Created in 2001-2002, Smoke furthermore situates at a pivotal turning point in the artist’s career – one in which he began consciously stripping down his hitherto highly narrative paintings. In his words: “For all of the nineties, I was greatly influenced by Surrealism and metaphysical art movements. From 2000 onward, I have been more interested in Minimalism and abstract art” (ibid, p. 50). The artist continues: “I want to strip away as much of the feeling, narrative, and plot points as much as possible and rely on the foundations of the painting like scale, colour scheme, and composition” (ibid).
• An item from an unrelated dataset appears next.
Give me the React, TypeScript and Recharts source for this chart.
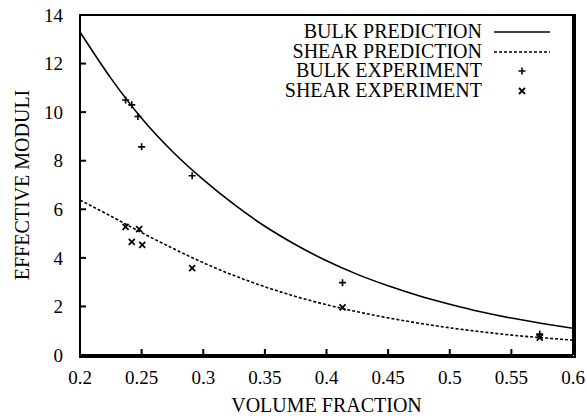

The present Smoke is the triumphant result of such a shrewd exercise of reduction and paring down – retaining only the most minimal of components, Liu Ye allows the power of form and colour alone to reign absolute, such that the omnipresent hue of red became liberated even from symbolism. Zhu declares: “The colour red in Liu’s painting has attained freedom. […] This red is like a vault of heaven which can contain all echoes relating to redness, and the moment it embraces all of these is precisely when the particular symbolism of that bygone era is cancelled out” (Zhu Zhu, 2015, ibid, p. 24). By condensing his composition, Liu Ye’s flaming paradise resonates beyond an entire nation, echoing beyond history and space, to invoke the timeless and otherworldly realms of reverie, memory, and dreams. Here, Zhu leads us to the French philosopher Gaston Bachelard, who wrote: “Childhood sees the World illustrated, the World with its original colours, its true colours. The great once-upon-a-time (autrefois) which we relive by dreaming in our memories of childhood is precisely the world of the first time” (cited in ibid, p. 23).